WHAT THE TASK ASKS: Count the lines below that contain the word "this", and give only that number.

═════ MATERIAL ═════

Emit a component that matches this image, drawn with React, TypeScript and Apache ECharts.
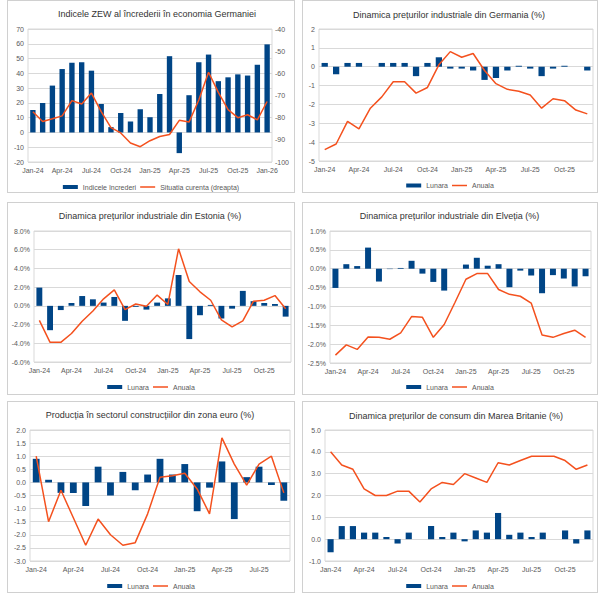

═════
═════ MATERIAL ═════

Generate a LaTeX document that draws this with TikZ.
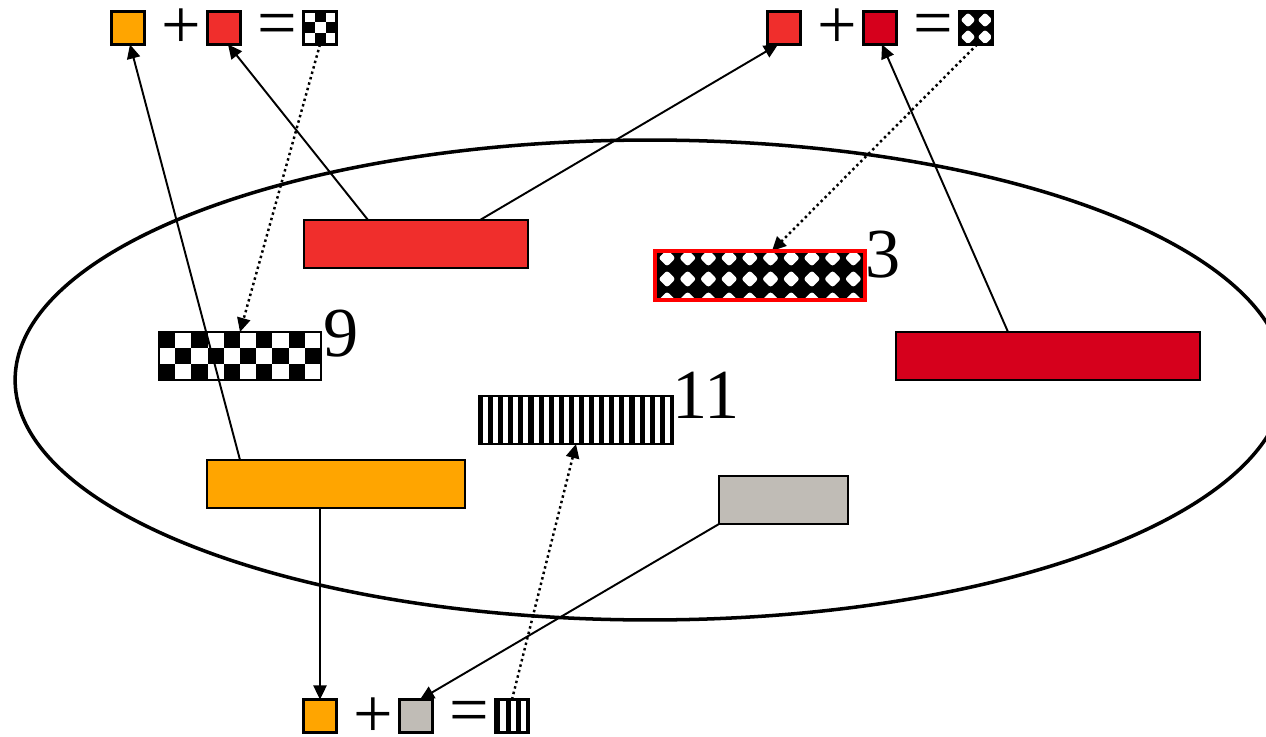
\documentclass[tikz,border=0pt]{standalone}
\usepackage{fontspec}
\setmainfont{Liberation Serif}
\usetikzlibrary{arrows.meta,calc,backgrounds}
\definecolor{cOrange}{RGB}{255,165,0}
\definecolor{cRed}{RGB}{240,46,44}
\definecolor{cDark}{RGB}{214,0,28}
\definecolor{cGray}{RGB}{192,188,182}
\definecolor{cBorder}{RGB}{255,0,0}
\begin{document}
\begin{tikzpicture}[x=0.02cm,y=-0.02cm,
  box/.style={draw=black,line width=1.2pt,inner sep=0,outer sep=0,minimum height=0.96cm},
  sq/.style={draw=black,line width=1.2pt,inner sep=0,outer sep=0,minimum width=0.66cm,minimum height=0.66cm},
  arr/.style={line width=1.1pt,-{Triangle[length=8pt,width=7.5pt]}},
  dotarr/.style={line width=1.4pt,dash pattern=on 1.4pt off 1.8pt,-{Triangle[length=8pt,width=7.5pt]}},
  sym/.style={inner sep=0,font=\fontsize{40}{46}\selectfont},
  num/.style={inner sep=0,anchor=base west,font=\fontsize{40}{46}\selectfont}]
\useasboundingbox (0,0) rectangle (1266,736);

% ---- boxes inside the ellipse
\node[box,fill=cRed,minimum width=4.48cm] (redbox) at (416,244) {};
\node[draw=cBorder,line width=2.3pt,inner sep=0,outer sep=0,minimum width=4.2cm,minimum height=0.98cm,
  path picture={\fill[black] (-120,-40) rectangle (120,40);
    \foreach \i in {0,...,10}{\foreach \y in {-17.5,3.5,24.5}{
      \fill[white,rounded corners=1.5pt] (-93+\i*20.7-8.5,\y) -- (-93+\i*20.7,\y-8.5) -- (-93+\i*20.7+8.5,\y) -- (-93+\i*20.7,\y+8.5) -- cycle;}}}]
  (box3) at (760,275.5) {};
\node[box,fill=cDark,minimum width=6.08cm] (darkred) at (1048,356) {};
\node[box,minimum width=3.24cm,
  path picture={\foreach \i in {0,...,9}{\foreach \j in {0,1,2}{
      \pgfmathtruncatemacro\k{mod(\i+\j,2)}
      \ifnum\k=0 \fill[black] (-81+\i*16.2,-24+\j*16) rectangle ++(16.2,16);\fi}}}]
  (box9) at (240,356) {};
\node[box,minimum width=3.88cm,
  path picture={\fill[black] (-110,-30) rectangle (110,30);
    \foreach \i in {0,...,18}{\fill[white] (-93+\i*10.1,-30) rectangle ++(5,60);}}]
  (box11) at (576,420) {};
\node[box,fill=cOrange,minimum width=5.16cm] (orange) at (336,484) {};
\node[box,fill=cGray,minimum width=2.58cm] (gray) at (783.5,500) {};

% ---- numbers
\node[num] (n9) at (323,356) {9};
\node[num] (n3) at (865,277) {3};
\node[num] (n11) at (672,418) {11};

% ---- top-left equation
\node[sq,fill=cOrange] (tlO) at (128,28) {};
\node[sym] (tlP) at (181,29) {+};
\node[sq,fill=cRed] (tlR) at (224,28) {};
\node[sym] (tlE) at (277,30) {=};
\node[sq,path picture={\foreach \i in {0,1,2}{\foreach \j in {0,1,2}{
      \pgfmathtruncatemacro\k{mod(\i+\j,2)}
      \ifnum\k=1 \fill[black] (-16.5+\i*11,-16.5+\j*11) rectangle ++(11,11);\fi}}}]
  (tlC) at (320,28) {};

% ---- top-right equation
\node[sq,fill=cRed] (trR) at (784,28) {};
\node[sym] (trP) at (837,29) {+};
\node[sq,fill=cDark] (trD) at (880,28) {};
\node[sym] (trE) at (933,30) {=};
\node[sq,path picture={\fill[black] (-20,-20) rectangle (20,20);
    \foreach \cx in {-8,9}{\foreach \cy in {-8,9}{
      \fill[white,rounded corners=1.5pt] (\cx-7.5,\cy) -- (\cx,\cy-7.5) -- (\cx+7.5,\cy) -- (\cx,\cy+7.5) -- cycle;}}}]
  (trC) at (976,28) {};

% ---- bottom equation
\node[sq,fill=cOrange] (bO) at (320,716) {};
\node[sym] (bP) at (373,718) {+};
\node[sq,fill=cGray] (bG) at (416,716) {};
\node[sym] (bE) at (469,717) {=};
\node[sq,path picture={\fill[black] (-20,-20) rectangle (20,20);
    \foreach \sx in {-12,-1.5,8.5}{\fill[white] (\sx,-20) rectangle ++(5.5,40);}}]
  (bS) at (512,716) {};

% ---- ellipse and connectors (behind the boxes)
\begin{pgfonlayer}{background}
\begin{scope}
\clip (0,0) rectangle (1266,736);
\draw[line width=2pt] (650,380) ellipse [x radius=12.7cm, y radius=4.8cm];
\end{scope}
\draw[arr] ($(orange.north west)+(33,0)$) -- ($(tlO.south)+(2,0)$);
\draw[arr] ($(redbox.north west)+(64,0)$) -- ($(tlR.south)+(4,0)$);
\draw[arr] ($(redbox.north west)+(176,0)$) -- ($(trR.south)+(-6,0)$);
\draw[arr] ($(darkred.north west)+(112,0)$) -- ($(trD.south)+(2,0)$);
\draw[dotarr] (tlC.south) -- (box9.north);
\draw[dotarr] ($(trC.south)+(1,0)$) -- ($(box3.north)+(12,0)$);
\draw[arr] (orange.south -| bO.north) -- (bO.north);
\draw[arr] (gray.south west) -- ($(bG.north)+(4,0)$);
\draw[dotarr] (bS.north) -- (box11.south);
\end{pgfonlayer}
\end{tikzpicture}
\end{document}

═════

PROBLEM SOLUTION: 2